When the news broke last week that Joss Whedon, who created Buffy the Vampire Slayer and directed the first two team-up movies in Marvel's Avengers franchise, would be directing a Batgirl movie for DC, the response was a combination of enthusiasm and soul-searching.
As Scott Mendelson wrote in Forbes, "If we lived in a world where Catherine Hardwicke had a shot at directing The Fighter, or ... if it were more common for the likes of Lexi Alexander to helm Punisher: War Zone, then I wouldn't care about Joss Whedon directing Batgirl. But if you're going to presume that a female director can't make Batman and can't direct Batgirl, where does that leave us?"
It's a good question, and it invites another line of inquiry.
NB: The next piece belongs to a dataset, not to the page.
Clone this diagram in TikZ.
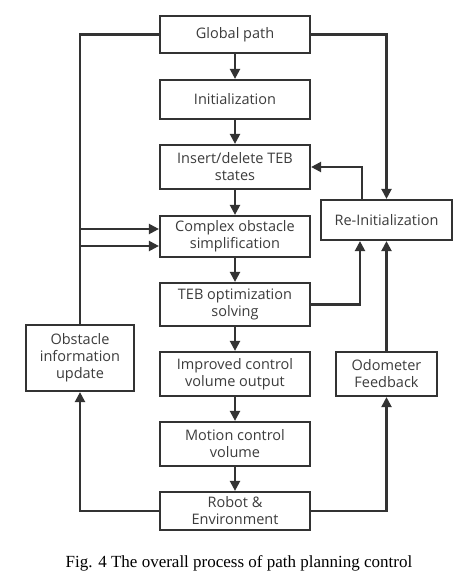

One of the most prominent arguments advocates of equality and inclusion in Hollywood have advanced in recent years is the idea that female directors (as well as directors from other communities that are under represented both on-screen and off) should be hired because their perspectives are inherently different from that of their male counterparts, or because stories about women and girls must be informed by their experiences.
It's a compelling idea, especially when it's paired with the sense that the entertainment industry has become stale and repetitive on other levels. It's also conceals a series of potential traps.
On the first level, that idea could be leveraged to get women opportunities to tell some stories, but also to reinforce a gender essentialism that shuts them out of other projects.